Criminal elements operating within Myanmar are increasingly targeting citizens on the shared border with China. Although this security challenge is not explicitly a border conflict, the victimization of Chinese citizens by criminal networks within Myanmar is a pressing crisis in the region. According to a recent report by the United States Institute of Peace (USIP), the territorial ambiguity between China and Myanmar opens doors to transnational crimes that resonate across the globe. 

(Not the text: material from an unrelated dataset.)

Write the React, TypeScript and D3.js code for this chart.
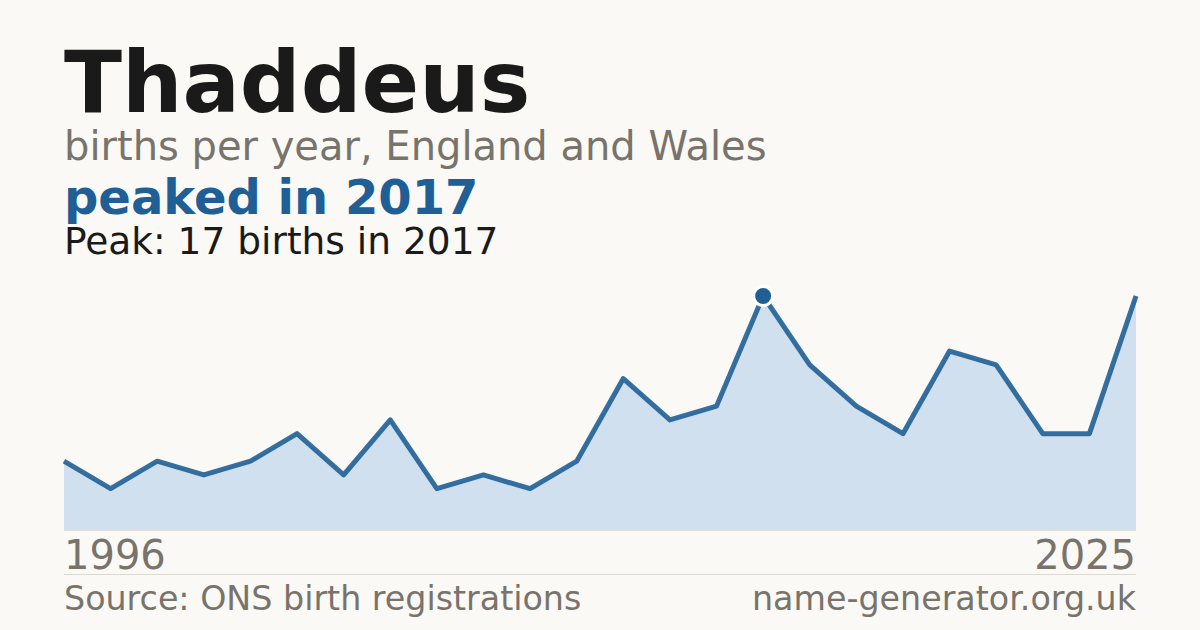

Stanford’s China program is proud to present this session featuring Jason Tower, the author of the USIP report, visiting APARC China Policy Fellow Professor Wei Da, as well as Scot Marciel, the former U.S. Ambassador to Myanmar. This panel will unpack the multifaceted problems at the border and discuss international efforts toward sustainable solutions.

Jason Tower

Jason Tower has over 20 years of experience working on conflict and security issues in China and Southeast Asia. Prior to USIP, he worked to establish the Beijing office of the American Friends Service Committee and initiated programming across North and Southeast Asia on the impacts of cross-border investments on conflict dynamics. During this time, Tower also worked extensively in Burma on peace and security issues. He previously served as Southeast Asia program manager for the PeaceNexus Foundation, managing a portfolio of grants and partnerships in China, Burma and Cambodia. Tower’s research focuses on a range of issues at the nexus of crime and conflict in Southeast Asia. Recent work includes a study of the impacts of transnational criminal networks on conflict in Burma and regional security across Southeast Asia; a report on criminal activity on the Belt and Road Initiative (BRI); and a review of the impacts of the BRI on conflict. Additionally, Tower has also published more than a dozen articles analyzing the impacts of the Myanmar coup, including on regional security in Asia.

DA Wei

Wei Da is the director of the Center for International Security and Strategy  (CISS) at Tsinghua, and professor of department of International Relations, school of Social Science, Tsinghua University. Dr. Da ’s research expertise covers China-US relations and US security & foreign policy. He has worked in China’s academic and policy community for more than 2 decades. Prior to current positions, Dr. Da was the assistant president of University of International Relations (2017-2020), director of the Institute of American Studies, China Institutes of Contemporary International Relations (2013-2017). He has written hundreds of policy papers to Chinese government, and published dozens of academic papers on journals in China, the US and other countries. He earned his BA and MA from UIR, and his Ph.D. from CICIR. He was a visiting senior fellow at the Atlantic Council of the United States from 2006 to 2007, and a visiting senior associate at SAIS, Johns Hopkins University from 2008 to 2009.

Portrait of Scot Marciel

Ambassador Scot Marciel is the Oksenberg-Rohlen Fellow at Stanford University’s Walter H. Shorenstein Asia-Pacific Research Center. He retired from the U.S. State Department in April 2022 after a 37-year career that included assignments as the first U.S. Ambassador to ASEAN, Ambassador to Indonesia and to Myanmar, and Principal Deputy Assistant Secretary of State for East Asia and the Pacific.  He witnessed the Philippine People Power revolt as a junior foreign service officer in Manila and was the first U.S. diplomat to serve in Hanoi after the Vietnam War.